Yu Darvish is a legitimate comeback candidate. When Darvish first arrived to Chicago, he was a bit overwhelmed by the Cubs and Chicago as a whole. With a year under his belt and a finally healthy and strong physique, Darvish could return to his prime Texas Rangers form. Darvish’s 4.95 ERA was the worst of his career but he was still striking out batters at 11.0 K/9 giving fans hope that this contract is not a bust. Rounding out the rotation is Quintana. Although the Cubs overpaid for Q, he has not been completely atrocious. Last year, he pitched to a ho-hum 4.03 ERA over 174 innings. He may not ever be what the Cubs paid for but there are certainly worse starters who round out rotations across the league. As a whole, if the rotation can stay healthy, these veterans will rely on their baseball IQ and deception to keep hitters off balance all year and this will be a key to their success.
- Steve Cishek, RHP
- Pedro Strop, RHP
- Carl Edwards Jr., RHP
- Brad Brach, RHP
- Brandon Kintzler, RHP
- Mike Montgomery, LHP
- Tyler Chatwood, RHP
- Randy Rosario, LHP
The Cubs bullpen was a strong point in 2018 despite any dazzling names and an injury-riddled season from Brandon Morrow. Cubs fans should have faith in a bullpen in which three arms (Edwards Jr., Strop, Cishek) threw over 50 innings and kept their ERA below 3.00. Although ERA is not the best measure of a relief pitcher, these three pitchers also tallied high strikeout numbers which bodes well for their success. Brach is a veteran arm on a cheap contract but is capable of having success in the late innings. After his trade to the Braves last year, Brach posted a 1.52 ERA and struck out 22 batters. Kintzler and Chatwood both struggled with control last year, Chatwood especially. The Cubs are not looking for these guys to be studs, they just need them to walk reasonably less batters to keep their spot in a bullpen that could be a revolving door this year. 2016 World Series hero Mike Montgomery is a mainstay in the Cubs bullpen and will continue to work as a spot starter as well as mid to late reliever. Last year he accumulated a 3.99 ERA over 124.0 IP. Randy Rosario made the squad after beating out other relievers Kyle Ryan and Allen Webster. Rosario, 24, pitched 46.2 innings last year and although did not strike out a lot of batters (5.8 K/9) found success with the North Side.

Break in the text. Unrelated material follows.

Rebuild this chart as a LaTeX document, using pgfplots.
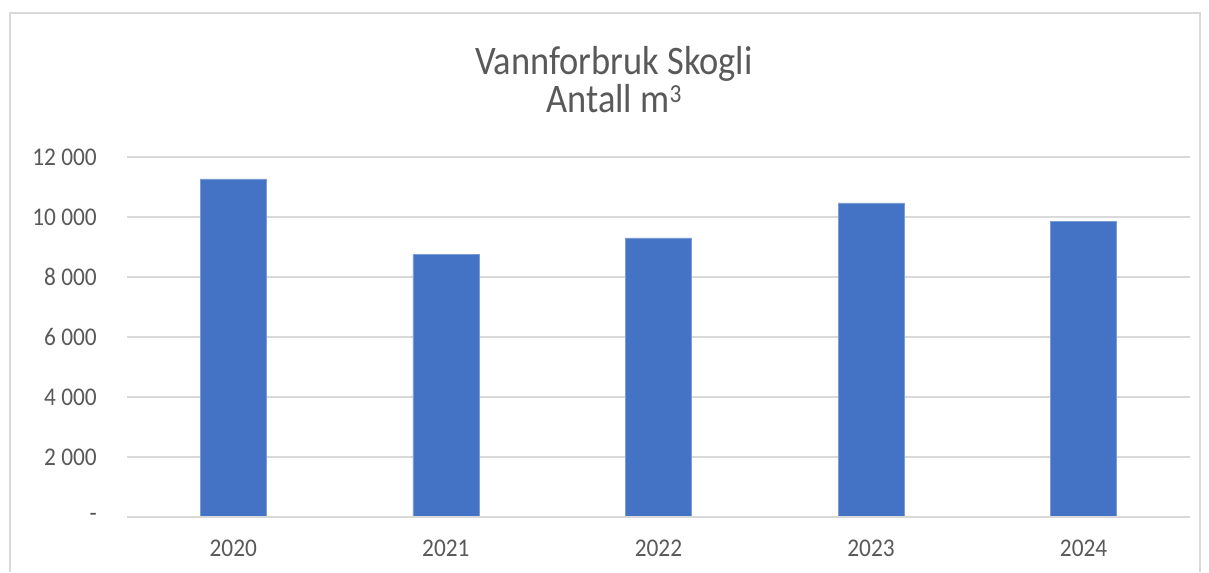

Injured List/Restricted List:
- Team MVP: Kris Bryant
- Team Cy Young: Jon Lester
- X-factor: Yu Darvish
- Final Record: 94-68, 1st place NL Central
If the Cubs offense can recapture its 2018 first half performance and the rotation can capture the success of the starters’ primes, the Cubs will be in tremendous shape. The NL Central is among baseball’s toughest divisions in 2019 and the Cubs quest to recapture the top of the NL Central will be rivaled by the Brewers and Cardinals and maybe even the Reds. Key contributors, Bryant and Darvish, must stay healthy and lead a Cub club to the success found in 2016 season. The Cubs may be aging, but they have plenty of talent to pull off another special season under Joe Maddon and Theo Epstein. If the Cubs are in contention and in need of another big league player(s), look for them to flip what prospects they can in effort to strongly push towards the 2019 postseason. The Cubs have the peaces; it is up to them whether they silence the doubt that surrounds them. Look for a competitive ball club from Chicago this season in what is a pivotal season for the franchise as a whole.